The array of characters is particularly strong, with Alberto Ammann as an openly gay leader of the cartel, who — despite the time and place — is completely accepted for who he is; Matias Varela as a family man trying to navigate the fine line between the DEA and his bosses; and Andrea Londo as the wife of a drug lord forced to seek the patronage to Gilberto’s brother Miguel (Francisco Denis) to survive.

As for the feds, both in the U.S. and Colombia, their efforts are complicated by the rampant corruption that drug money incubates — less mercurial than Escobar, Gilberto’s first impulse is to throw money at problems — leaving even the most principled officials hampered by the fact that they’re not sure who they can trust.
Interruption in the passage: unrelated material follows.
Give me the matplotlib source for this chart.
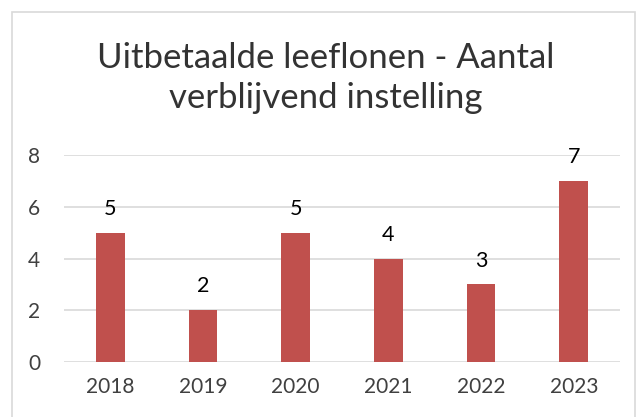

Achieving victories in this war, moreover, almost invariably comes at a price.

Throughout, “Narcos” remains tense — almost unbearably so at times — bleak and disturbing, the prevailing theme and main connective tissue being that authorities are ultimately playing an elaborate game of Whac-a-Mole, meaning that decapitating one drug honcho will, in this case, simply sprout four more.

When asked about the show’s future post-Escobar, executive producer Eric Newman said, “We plan on stopping when cocaine stops.”

If that seemed like bravado at the time, the third season of “Narcos” has demonstrated that it’s capable of reloading, recasting and, dramatically speaking, delivering the same high.